9.9.08

Syndrome de Cassandre

Je lis un point de vue de Nicolas Hulot et François Chérèque dans Le Monde, et je m’arrête dès l’attendu de la « démonstration », c’est-à-dire les trois premières lignes : « Au moment où les crises - énergétique, alimentaire, climatique, financière, sociale - convergent dangereusement et multiplient les victimes sur la planète, nous avons plus que jamais besoin d'Europe... » Quelles sont donc ces « crises » qui « multiplient les victimes » ? A-t-on des indices de mortalité grimpant en flèche ? Comment définit-on une « victime » ? Celle-ci est-elle mieux ou moins bien lotie aujourd’hui dans le passé face à des « crises » semblables, et sur quels critères au juste ? Le vocabulaire de « la crise » est suremployé depuis trois décennies. Les gens de ma génération ont grandi en entendant parler de la crise des matières premières, de la crise énergétique, de la crise économique, de la crise environnementale, de la crise climatique.

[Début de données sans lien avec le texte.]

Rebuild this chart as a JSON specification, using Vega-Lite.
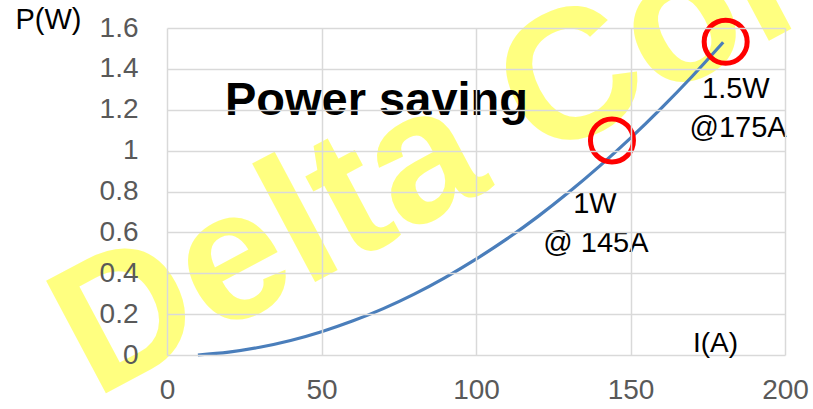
{
  "$schema": "https://vega.github.io/schema/vega-lite/v6.json",
  "width": 618,
  "height": 327,
  "autosize": {"type": "none"},
  "padding": {"left": 167, "top": 28, "right": 28, "bottom": 54},
  "background": "white",
  "config": {"view": {"stroke": null}, "font": "Liberation Sans"},
  "datasets": {
    "curve": [
      {"I": 10, "P": 0.0},
      {"I": 20, "P": 0.014},
      {"I": 30, "P": 0.038},
      {"I": 40, "P": 0.071},
      {"I": 50, "P": 0.114},
      {"I": 60, "P": 0.166},
      {"I": 70, "P": 0.227},
      {"I": 80, "P": 0.298},
      {"I": 90, "P": 0.379},
      {"I": 100, "P": 0.469},
      {"I": 110, "P": 0.568},
      {"I": 120, "P": 0.677},
      {"I": 130, "P": 0.796},
      {"I": 140, "P": 0.924},
      {"I": 150, "P": 1.061},
      {"I": 160, "P": 1.208},
      {"I": 170, "P": 1.364},
      {"I": 180, "P": 1.53}
    ],
    "circles": [
      {"I": 144, "P": 1.05},
      {"I": 180.8, "P": 1.533}
    ],
    "notes": [
      {"I": 138.5, "P": 0.695, "label": "1W"},
      {"I": 138.8, "P": 0.504, "label": "@ 145A"},
      {"I": 184.1, "P": 1.2575, "label": "1.5W"},
      {"I": 184.8, "P": 1.0667, "label": "@175A"}
    ],
    "title": [{"I": 67.8, "P": 1.174, "label": "Power saving"}],
    "watermark": [{"I": -23.3, "P": -0.215, "label": "Delta Confidential"}]
  },
  "encoding": {
    "x": {
      "field": "I", "type": "quantitative",
      "scale": {"domain": [0, 200], "nice": false, "zero": false},
      "axis": {
        "values": [0, 50, 100, 150, 200],
        "grid": true, "gridColor": "#d9d9d9", "gridWidth": 1.5,
        "domain": false, "ticks": false,
        "labelFontSize": 28, "labelColor": "#595959", "labelFont": "Liberation Sans",
        "labelPadding": 21, "labelFlush": false, "labelOverlap": false, "labelBound": false,
        "title": "I(A)", "titleX": 548, "titleY": -4, "titleAlign": "center", "titleBaseline": "alphabetic",
        "titleFontSize": 28, "titleFontWeight": "normal", "titleColor": "#000000", "titleFont": "Liberation Sans",
        "zindex": 1
      }
    },
    "y": {
      "field": "P", "type": "quantitative",
      "scale": {"domain": [0, 1.6], "nice": false, "zero": false},
      "axis": {
        "values": [0, 0.2, 0.4, 0.6, 0.8, 1, 1.2, 1.4, 1.6],
        "format": "~g",
        "grid": true, "gridColor": "#d9d9d9", "gridWidth": 1.5,
        "domain": false, "ticks": false,
        "labelFontSize": 28, "labelColor": "#595959", "labelFont": "Liberation Sans",
        "labelPadding": 29, "labelFlush": false, "labelOverlap": false, "labelBound": false,
        "title": "P(W)", "titleAngle": 0, "titleX": -119, "titleY": 0, "titleAlign": "center", "titleBaseline": "alphabetic",
        "titleFontSize": 29, "titleFontWeight": "normal", "titleColor": "#000000", "titleFont": "Liberation Sans",
        "zindex": 1
      }
    }
  },
  "layer": [
    {
      "data": {"name": "watermark"},
      "mark": {"type": "text", "angle": -28, "align": "left", "baseline": "alphabetic", "fontSize": 185, "fontWeight": "bold", "font": "Liberation Sans", "color": "#ffff80"},
      "encoding": {"text": {"field": "label"}}
    },
    {
      "data": {"name": "curve"},
      "mark": {"type": "line", "color": "#4a7ebb", "strokeWidth": 3.2, "interpolate": "monotone"},
      "encoding": {}
    },
    {
      "data": {"name": "circles"},
      "mark": {"type": "point", "shape": "circle", "filled": false, "color": "#ff0000", "strokeWidth": 5, "size": 1850, "opacity": 1},
      "encoding": {}
    },
    {
      "data": {"name": "notes"},
      "mark": {"type": "text", "align": "center", "baseline": "alphabetic", "fontSize": 29, "font": "Liberation Sans", "color": "#000000"},
      "encoding": {"text": {"field": "label"}}
    },
    {
      "data": {"name": "title"},
      "mark": {"type": "text", "align": "center", "baseline": "alphabetic", "fontSize": 47, "fontWeight": "bold", "font": "Liberation Sans", "color": "#000000"},
      "encoding": {"text": {"field": "label"}}
    }
  ]
}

Les annonces catastrophistes du rapport du Club de Rome sur les limites de la croissance (Meadows et al. 1972), qui furent un peu le point de départ symbolique de cette nouvelle ère, ont été démenties : non seulement l’humanité a gagné 2 milliards d’individus depuis cette date, mais les indicateurs de bien-être (espérance de vie, nutrition, éducation, PIB…) se sont améliorés à l’échelle globale. On assiste donc à un curieux décalage entre des discours de plus en plus alarmistes et une réalité qui l’est bien moins. Cela expliquant en partie ceci : le catastrophisme contrarié se réfugie dans l’hyperbole contrafactuelle, cette exagération exprimant son exaspération. La réalité n’a certainement pas atteint un état idéal – lequel n’existe pas en dernier ressort. Toutes les affaires humaines sont ponctuées de revers, crises, catastrophes au niveau local, toujours tragiques pour ceux qui les subissent. Mais l’absorption confuse de ces drames dans un discours global d’alarmisme indifférencié nuit à l’intelligence des situations comme à la recherche des solutions. L’adaptabilité humaine repose sur la rationalité et sur l’imagination, pas sur la sensibilité et la lamentation. Si le syndrome de Cassandre donne à ses victimes le confort moral d’inclure le pire dans toutes ses prédictions (« je vous l’avais bien dit »), il est inutile voire nuisible à ceux qu’il prétend aider.